Che succede quando queste istanze arrivano sui vostri tavoli?
"Succede che il magistrato al quale viene assegnato il caso instaura un vero e proprio procedimento: da una parte c'è l'interessato, coadiuvato dal suo tutore e dal suo difensore, dall'altra c'è lo Stato, c'è l'amministrazione penitenziaria, che viene rappresentata dall'avvocatura dello Stato. Il procedimento inizia con una citazione in giudizio, si fissa l'udienza e, nel corso di questa, si sente l'interessato, si ascoltano le sue ragioni e il parere del pubblico ministero. Segue un'ordinanza che a seconda della situazione accoglie il reclamo o lo rigetta. Nel caso in cui l'istanza sia accolta, il giudice dispone che l'amministrazione penitenziaria abbia una certa condotta. Nei giudizi di questo tipo, se la parte che è inottemperante è una regione che non ha realizzato la Rems, il magistrato cita in giudizio anche la regione. Come esito del giudizio, il magistrato può condannare la regione a ospitare l'internato in una Rems. E se la Rems non c'è, la regione la deve realizzare. Per l'eventuale sequestro di persona, invece, procede la procura della Repubblica del tribunale competente per territorio".

Perché ci sono ancora internati negli Opg? Da dove arrivano i ritardi?
"C'è un ritardo non solo da parte delle regioni, per le Rems, ma anche a livello di amministrazione centrale, nel senso che la legge 81 ha indicato dei termini che sono stati abbondantemente superati. Non è solo una questione organizzativa, ma di tutela del diritto alla salute perché le Rems non sono la semplice alternativa all'Opg, ma realtà completamente diverse. Dalla legge vengono qualificate come strutture sanitarie. E non sono comunque la sola alternativa. L'obiettivo è sempre il programma terapeutico individualizzato e, dove possibile, il ricovero in vista di una sistemazione futura: in una famiglia, in una comunità protetta e così via".
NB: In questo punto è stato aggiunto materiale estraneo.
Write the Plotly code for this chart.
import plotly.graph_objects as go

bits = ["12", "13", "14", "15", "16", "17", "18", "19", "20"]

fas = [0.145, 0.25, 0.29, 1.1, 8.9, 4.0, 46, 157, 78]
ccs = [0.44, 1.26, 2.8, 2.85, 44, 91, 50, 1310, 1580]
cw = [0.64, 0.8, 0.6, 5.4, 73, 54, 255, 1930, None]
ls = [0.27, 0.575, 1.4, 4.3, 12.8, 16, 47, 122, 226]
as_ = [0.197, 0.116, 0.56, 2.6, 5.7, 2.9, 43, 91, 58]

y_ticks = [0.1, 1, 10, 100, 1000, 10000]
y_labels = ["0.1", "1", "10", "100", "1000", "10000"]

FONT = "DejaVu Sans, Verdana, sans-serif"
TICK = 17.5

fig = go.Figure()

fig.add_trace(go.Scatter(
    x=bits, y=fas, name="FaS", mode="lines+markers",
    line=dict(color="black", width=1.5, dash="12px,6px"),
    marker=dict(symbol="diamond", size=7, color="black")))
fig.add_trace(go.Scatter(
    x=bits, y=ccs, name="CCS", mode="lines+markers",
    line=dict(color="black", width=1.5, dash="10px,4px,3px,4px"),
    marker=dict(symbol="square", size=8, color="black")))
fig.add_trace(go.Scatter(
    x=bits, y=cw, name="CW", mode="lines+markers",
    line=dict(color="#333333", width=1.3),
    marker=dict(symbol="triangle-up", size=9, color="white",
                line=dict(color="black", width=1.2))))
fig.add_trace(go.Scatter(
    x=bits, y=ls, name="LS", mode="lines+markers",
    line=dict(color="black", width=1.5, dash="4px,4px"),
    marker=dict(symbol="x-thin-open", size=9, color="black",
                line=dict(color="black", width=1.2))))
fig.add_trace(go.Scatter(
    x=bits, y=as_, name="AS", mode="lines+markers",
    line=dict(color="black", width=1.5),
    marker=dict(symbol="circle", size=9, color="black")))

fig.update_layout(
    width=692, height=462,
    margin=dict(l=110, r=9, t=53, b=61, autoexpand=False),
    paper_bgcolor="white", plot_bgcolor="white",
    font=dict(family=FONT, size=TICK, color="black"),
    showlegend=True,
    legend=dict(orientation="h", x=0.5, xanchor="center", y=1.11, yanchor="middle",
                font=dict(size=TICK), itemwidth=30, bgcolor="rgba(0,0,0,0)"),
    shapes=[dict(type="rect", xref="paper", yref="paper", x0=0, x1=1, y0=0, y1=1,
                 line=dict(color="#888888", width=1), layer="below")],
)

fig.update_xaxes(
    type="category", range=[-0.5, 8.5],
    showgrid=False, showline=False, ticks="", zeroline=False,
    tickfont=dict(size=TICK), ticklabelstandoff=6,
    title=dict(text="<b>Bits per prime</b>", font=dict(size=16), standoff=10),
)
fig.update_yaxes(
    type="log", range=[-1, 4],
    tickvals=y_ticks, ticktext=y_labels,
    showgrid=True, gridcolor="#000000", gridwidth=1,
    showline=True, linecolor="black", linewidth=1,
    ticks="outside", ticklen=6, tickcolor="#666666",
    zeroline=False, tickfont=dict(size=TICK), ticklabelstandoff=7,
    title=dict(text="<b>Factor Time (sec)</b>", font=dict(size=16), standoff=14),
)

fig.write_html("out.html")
Lei coordina il tavolo 10 degli Stati generali dell'esecuzione penale, proprio quello che si occupa di sanità e salute mentale. A quali conclusioni state arrivando?
"Abbiamo superato il primo step con la raccolta da parte di tutti gli esperti delle segnalazioni sulle criticità del sistema penitenziario. Ci ritroveremo il primo ottobre per fare la sintesi e indicare le prospettive di carattere organizzativo e normativo. È emerso un quadro molto deludente perché le aspettative che si erano create legittimamente con il passaggio al servizio sanitario nazionale risultano realizzate molto parzialmente. C'è poco movimento in avanti per assicurare maggiore tutela del diritto alla salute. Le maggiori criticità arrivano da quelle regioni in cui il passaggio non è stato mai realizzato, dalle regioni in cui non c'è alcuna parvenza di tele medicina, soprattutto dove gli istituti sono molto lontani dai centri ospedalieri".